LUI. (Après avoir gardé le silence.). Oui, notre rencontre n’a pas été des plus faciles. Tu avais raison. (Il prend la clé.) Allons.

ELLE. (Sans bouger de sa place.). Tu pars quand même?

LUI. Et toi aussi tu pars. (Il fait tourner sa clé accrochée à un porte-clé.) Je dois fermer la porte à clé.

ELLE. Tu veux me mettre à la rue sous la pluie?

LUI. Tu ne peux pas rester ici. Je dois rendre la clé.

ELLE. Ne t’en fais pas pour moi. Va. Je vais ranger, puis je fermerai la porte et je rapporterai ta clé.

LUI. Et pour aller où en pleine nuit?

ELLE. Ça te tracasse? J’occupe la chambre contiguë avec la tienne, mais tu ne l’avais même pas remarqué. Et moi, je voulais tellement que tu m’adresses la parole!

LUI. Tous ces quatre jours, nous étions à côté l’un de l’autre?

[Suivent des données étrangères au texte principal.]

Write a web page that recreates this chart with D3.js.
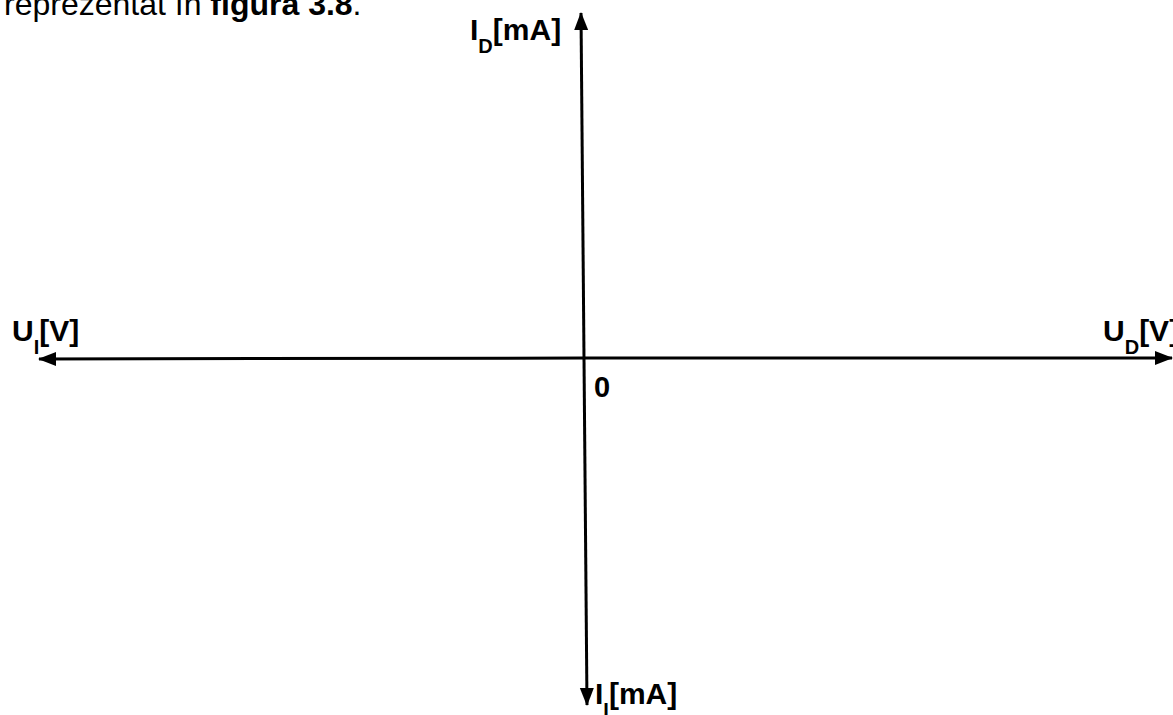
<!DOCTYPE html>
<html>
<head>
<meta charset="utf-8">
<script src="https://cdn.jsdelivr.net/npm/d3@7"></script>
<style>
  body { margin: 0; background: #fff; }
  svg { display: block; }
  text { font-family: "Liberation Sans", Arial, sans-serif; fill: #000; }
</style>
</head>
<body>
<script>
// blank characteristic diagram, only the two axes
var xStops = [-1, 0, 1];
var yStops = [-1, 0, 1];
var originLabel = '0';

// axis labels: main letter, subscript, unit, and which axis end
var axisLabels = [
  { id: 'UD', main: 'U', sub: 'D', unit: '[V]', at: [1, 0] },
  { id: 'UI', main: 'U', sub: 'I', unit: '[V]', at: [-1, 0] },
  { id: 'ID', main: 'I', sub: 'D', unit: '[mA]', at: [0, 1] },
  { id: 'II', main: 'I', sub: 'I', unit: '[mA]', at: [0, -1] }
];

// caption, cut at the top of the picture
var caption = [
  { t: 'reprezentat în ', bold: false },
  { t: 'figura 3.8', bold: true },
  { t: '.', bold: false }
];

var width = 1173, height = 715;

var x = d3.scaleLinear().domain(xStops).range([39, 584, 1173]);
var y = d3.scaleLinear().domain(yStops).range([705, 358, 13]);
var lean = 3; // the vertical axis is a bit slanted in the original

var svg = d3.select('body').append('svg')
  .attr('width', width)
  .attr('height', height);

svg.append('defs').append('marker')
  .attr('id', 'arrow')
  .attr('markerUnits', 'userSpaceOnUse')
  .attr('markerWidth', 18)
  .attr('markerHeight', 16)
  .attr('refX', 17)
  .attr('refY', 8)
  .attr('orient', 'auto')
  .append('path')
  .attr('d', 'M0,1 L18,8 L0,15 Z')
  .attr('fill', '#000');

function axisHalf(x2, y2) {
  svg.append('line')
    .attr('x1', x(0)).attr('y1', y(0))
    .attr('x2', x2).attr('y2', y2)
    .attr('stroke', '#000').attr('stroke-width', 3)
    .attr('marker-end', 'url(#arrow)');
}

axisHalf(x(1) - 1, y(0));
axisHalf(x(-1), y(0) + 1);
axisHalf(x(0) - lean, y(1));
axisHalf(x(0) + lean, y(-1));

// origin
svg.append('text')
  .attr('x', x(0) + 10)
  .attr('y', y(0) + 39)
  .attr('font-size', 29)
  .attr('font-weight', 'bold')
  .text(originLabel);

// label offsets from the axis end they belong to
var labelPos = {
  UD: function (p) { return [p[0] - 70, p[1] - 17]; },
  UI: function (p) { return [p[0] - 27, p[1] - 17]; },
  ID: function (p) { return [p[0] - 114, p[1] + 27]; },
  II: function (p) { return [p[0] + 11, p[1] - 1]; }
};

axisLabels.forEach(function (d) {
  var p = labelPos[d.id]([x(d.at[0]), y(d.at[1])]);
  var t = svg.append('text')
    .attr('x', p[0])
    .attr('y', p[1])
    .attr('font-size', 30)
    .attr('font-weight', 'bold');
  t.append('tspan').text(d.main);
  t.append('tspan').attr('font-size', 20).attr('dy', 13).text(d.sub);
  t.append('tspan').attr('dy', -13).text(d.unit);
});

var cap = svg.append('text')
  .attr('x', 4)
  .attr('y', 15)
  .attr('font-size', 32);
caption.forEach(function (c) {
  cap.append('tspan')
    .attr('font-weight', c.bold ? 'bold' : 'normal')
    .text(c.t);
});
</script>
</body>
</html>
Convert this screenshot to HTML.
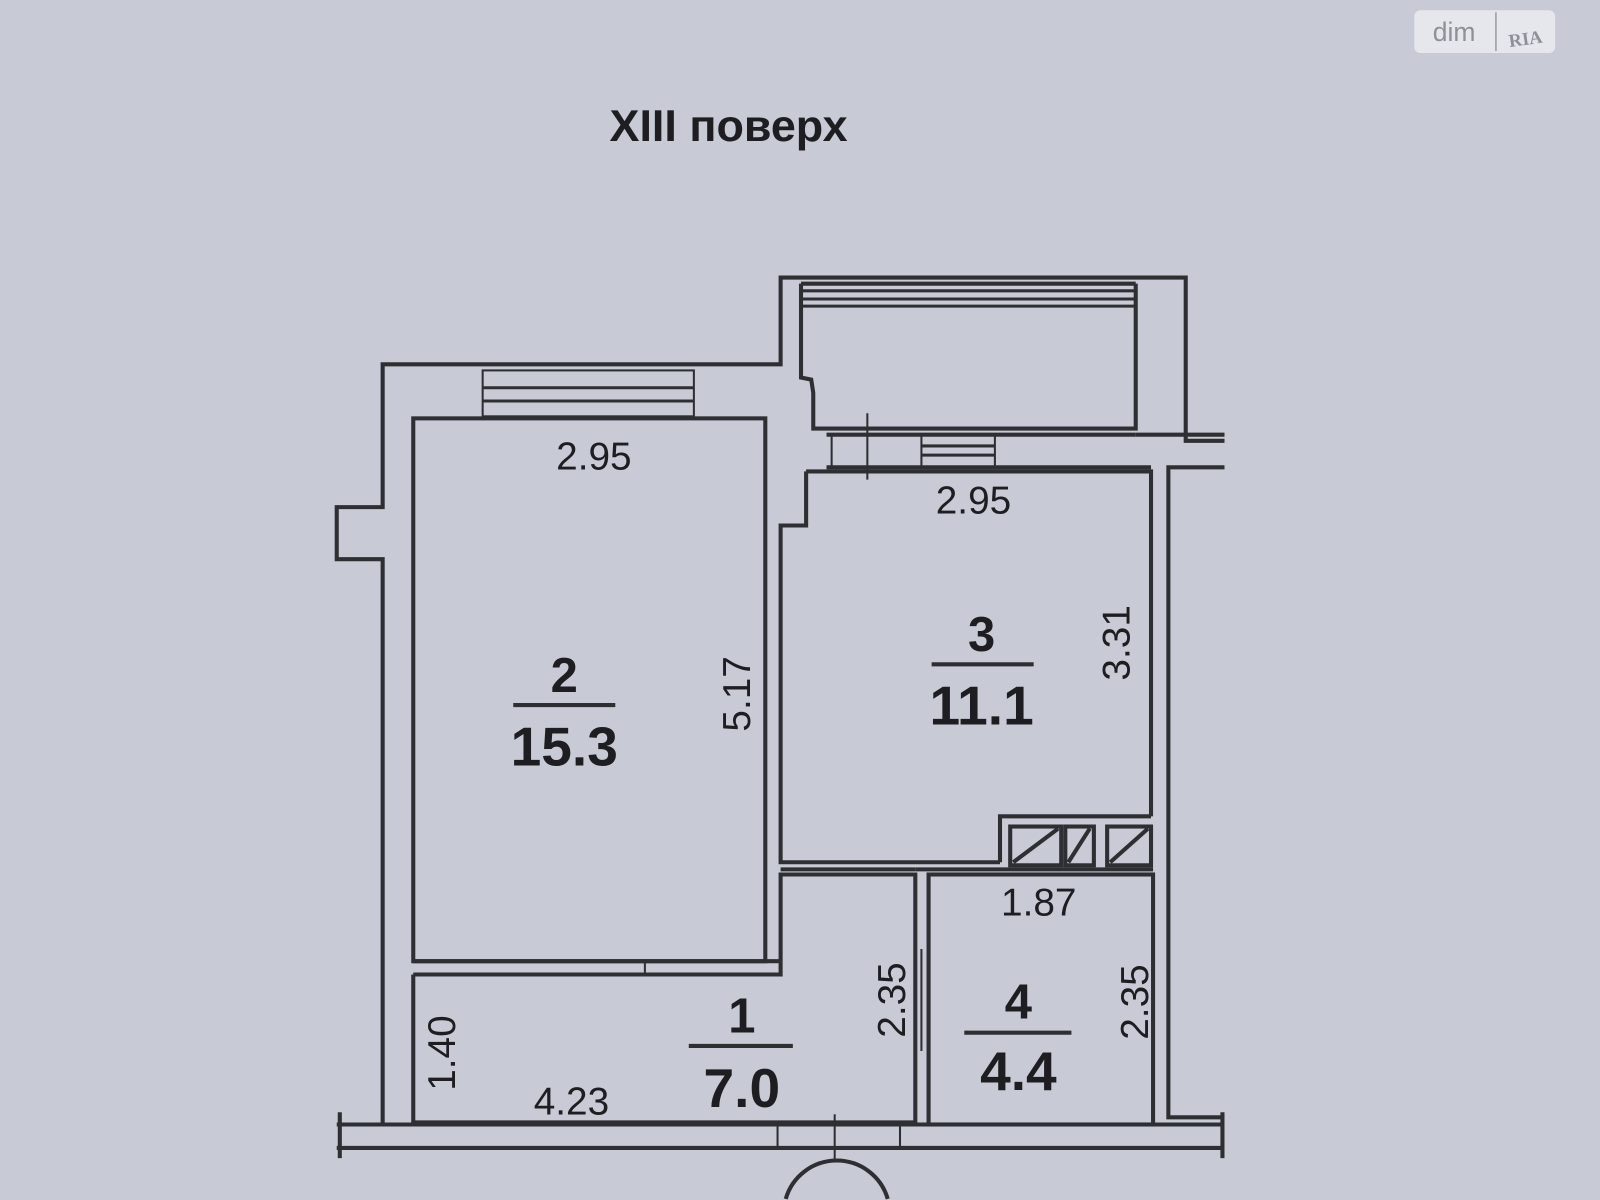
<!DOCTYPE html>
<html><head><meta charset="utf-8"><style>
html,body{margin:0;padding:0;background:#c8cbd5;width:1600px;height:1200px;overflow:hidden;}
svg{display:block;overflow:hidden;}
text{font-family:"Liberation Sans",sans-serif;fill:#1e1e22;}
.n{font-weight:600;}
</style></head><body>
<svg width="1600" height="1200" viewBox="0 0 1568 1176" preserveAspectRatio="none" xmlns="http://www.w3.org/2000/svg">
<rect width="1568" height="1176" fill="#c8cbd5"/>
<g fill="none" stroke="#2e2f33" stroke-width="4">
<polyline points="375,1102 375,548 330,548 330,497 375,497 375,357 765,357 765,272 1162,272 1162,432 1200,432"/>
<polyline points="1200,458 1145,458 1145,1095 1200,1095"/>
<rect x="405" y="410" width="345" height="532"/>
<line x1="405" y1="942" x2="765" y2="942"/>
<polyline points="790,462 1128,462 1128,800"/>
<polyline points="790,462 790,515 765,515 765,845 980,845"/>
<polyline points="785,278 785,370 795,372 797,385 797,420 1113,420 1113,278"/>
<line x1="785" y1="278" x2="1113" y2="278"/>
<line x1="785" y1="300" x2="1113" y2="300" stroke-width="3"/>
<line x1="785" y1="285" x2="1113" y2="285" stroke-width="3"/>
<line x1="785" y1="293" x2="1113" y2="293" stroke-width="3"/>
<line x1="810" y1="426" x2="1113" y2="426"/>
<line x1="1113" y1="426" x2="1200" y2="426" />
<line x1="810" y1="458" x2="1128" y2="458"/>
<line x1="815" y1="426" x2="815" y2="458" stroke-width="2"/>
<line x1="850" y1="405" x2="850" y2="470" stroke-width="2"/>
<rect x="903" y="426" width="72" height="32" stroke-width="2"/>
<line x1="903" y1="437" x2="975" y2="437" stroke-width="3"/>
<line x1="903" y1="446" x2="975" y2="446" stroke-width="3"/>
<rect x="473" y="363" width="207" height="45" stroke-width="2"/>
<line x1="473" y1="380" x2="680" y2="380" stroke-width="3"/>
<line x1="473" y1="393" x2="680" y2="393" stroke-width="3"/>
<polyline points="405,955 765,955 765,857 897,857 897,1100 405,1100 405,955"/>
<line x1="765" y1="852" x2="897" y2="852"/>
<line x1="632" y1="942" x2="632" y2="955" stroke-width="2"/>
<rect x="910" y="857" width="220" height="245"/>
<line x1="897" y1="852" x2="1130" y2="852"/>
<line x1="903" y1="930" x2="903" y2="1030" stroke-width="2"/>
<polyline points="980,845 980,800 1128,800"/>
<rect x="990" y="810" width="50" height="38"/>
<rect x="1044" y="810" width="28" height="38"/>
<rect x="1085" y="810" width="43" height="38"/>
<line x1="993" y1="845" x2="1037" y2="812"/>
<line x1="1047" y1="845" x2="1068" y2="812"/>
<line x1="1088" y1="845" x2="1125" y2="812"/>
<line x1="330" y1="1102" x2="1200" y2="1102"/>
<line x1="330" y1="1125" x2="1200" y2="1125"/>
<line x1="333" y1="1090" x2="333" y2="1135"/>
<line x1="1198" y1="1090" x2="1198" y2="1135"/>
<line x1="762" y1="1102" x2="762" y2="1125" stroke-width="2"/>
<line x1="882" y1="1102" x2="882" y2="1125" stroke-width="2"/>
<line x1="818" y1="1092" x2="818" y2="1138" stroke-width="2"/>
<path d="M770,1175 A52,52 0 0 1 870,1175"/>
<line x1="503" y1="691" x2="603" y2="691" stroke-width="4"/>
<line x1="913" y1="651" x2="1013" y2="651" stroke-width="4"/>
<line x1="675" y1="1025" x2="777" y2="1025" stroke-width="4"/>
<line x1="945" y1="1012" x2="1050" y2="1012" stroke-width="4"/>
</g>
<text x="714" y="138" font-size="44" font-weight="bold" text-anchor="middle">XIII поверх</text>
<g>
<text x="582" y="460" font-size="38" text-anchor="middle">2.95</text>
<text x="954" y="503" font-size="38" text-anchor="middle">2.95</text>
<text class="n" x="553" y="678" font-size="48" text-anchor="middle">2</text>
<text class="n" x="553" y="750" font-size="54" text-anchor="middle">15.3</text>
<text class="n" x="962" y="638" font-size="48" text-anchor="middle">3</text>
<text class="n" x="962" y="710" font-size="54" text-anchor="middle">11.1</text>
<text class="n" x="727" y="1012" font-size="48" text-anchor="middle">1</text>
<text class="n" x="727" y="1085" font-size="54" text-anchor="middle">7.0</text>
<text class="n" x="998" y="998" font-size="48" text-anchor="middle">4</text>
<text class="n" x="998" y="1068" font-size="54" text-anchor="middle">4.4</text>
<text x="1018" y="897" font-size="38" text-anchor="middle">1.87</text>
<text x="560" y="1092" font-size="38" text-anchor="middle">4.23</text>
<text transform="translate(735,680) rotate(-90)" font-size="38" text-anchor="middle">5.17</text>
<text transform="translate(1107,630) rotate(-90)" font-size="38" text-anchor="middle">3.31</text>
<text transform="translate(887,980) rotate(-90)" font-size="38" text-anchor="middle">2.35</text>
<text transform="translate(1125,982) rotate(-90)" font-size="38" text-anchor="middle">2.35</text>
<text transform="translate(446,1032) rotate(-90)" font-size="38" text-anchor="middle">1.40</text>
</g>
<rect x="1386" y="10" width="138" height="42" rx="6" fill="#e6e7ec"/>
<line x1="1466" y1="12" x2="1466" y2="50" stroke="#9a9ca5" stroke-width="1.5"/>
<text x="1425" y="40" font-size="26" text-anchor="middle" style="fill:#8e909a">dim</text>
<text x="1495" y="44" font-size="18" font-weight="bold" text-anchor="middle" style="fill:#8e909a;font-family:'Liberation Serif',serif" transform="rotate(-8 1495 38)">RIA</text>
</svg>
</body></html>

ELLE. Oui, et maintenant la conférence est achevée et demain soir, moi aussi, je prends l’avion. Plus exactement, aujourd’hui déjà.

LUI. Alors… (Après hésitation.) Et puis, non… Au revoir.

ELLE. Un moment!

LUI. (S’arrêtant.). Quoi encore?

ELLE. (D’un ton libéré.). Rien de particulier. Je veux simplement te raconter une anecdote en guise d’adieux. Puisqu’il faut te distraire, allons jusqu’au bout. Un homme, épuisé et pâle, arrive chez son médecin : « Docteur, toutes les nuits le même cauchemar m’assaille. Une voix me dit en boucle quelque chose en italien, sûrement, quelque chose de très important. Je fais des efforts pour comprendre, mais c’est peine perdue. Ça me plonge dans une telle inquiétude que je me réveille et que je ne peux plus me rendormir ». ‒ Et vous comprenez l’italien? ‒ demande le médecin. ‒ Justement, non, ‒ répond le patient. ‒ Alors, la seule chose que je puisse vous conseiller, ‒ dit le médecin, c’est d’apprendre l’italien. Alors vous comprendrez ce que vous dit la voix et, peut-être, serez-vous rassuré. Deux mois ont passé et le médecin rencontre son patient, par hasard, dans la rue, joyeux, resplendissant et le teint coloré. ‒ Alors, vous avez appris l’italien? ‒ demande le docteur. Le patient répond : ‒ Non, je dors avec une interprète.

LUI. Pourquoi est-ce que tu me racontes ça? pour me relancer?

ELLE. (Moqueuse.). Pour que tu saches que tu es passé à côté d’une rare possibilité de te défaire de ta dépression. (Avec cruauté :) Et maintenant, va-t’en, va-t’en au plus vite. Je suis très fatiguée.

L’homme marche lentement vers la sortie et s’arrête à la porte.

LUI. Probable, qu’on ne se verra plus. Mais ça ne peut pas être autrement… Tu dois me comprendre…

La femme ne répond pas.

LUI. Adieu. (Il sort.)

La femme, seule, reste longtemps assise et immobile. Puis, lentement, elle éteint les deux bougies, l’une d’abord, puis l’autre. À travers la fenêtre pénètrent les premières clartés d’un matin d’automne maussade. Elle se lève, s’assoit, se relève, puis machinalement débarrasse la table.

À l’embrasure de la porte apparaît l’homme.

LUI. C’est encore moi.

ELLE. (Pas encore revenue de ses méditations, sur un ton distant :). Vous avez oublié quelque chose?

LUI. Oui. Heu… non. Dis-moi, tout ce que tu as dit sur toi, tu l’as inventé?

ELLE. Et si je réponds non?

LUI. Tu as raison, ce n’est pas important… Tu sais, à peine étais-je sorti que j’avais compris tout de suite… si je laissais passer cette occasion, je le regretterais toute ma vie… Il y a en toi… J’ai du mal à expliquer…

ELLE. Je ne vous comprends pas bien.

LUI. Moi-même je ne comprends pas. Ça fait si longtemps que je n’ai pas éprouvé ça. Je pensais que jamais plus je ne l’éprouverais… C’est pourquoi j’ai eu peur. Toi et moi, c’est comme deux papillons attirés par un feu… Bien que nous sachions comment cela peut se terminer. Mais ça m’est égal. S’il faut aller au feu, eh bien, soit!

ELLE. (Avec douceur.). Tout doux. Assieds-toi.

Il s’assoit.

ELLE. Et maintenant, dis-moi, pourquoi tu es quand même revenu.

LUI. Tu ne comprends pas? (Il prend en souriant la bouteille de champagne.) Il nous reste à finir le champagne.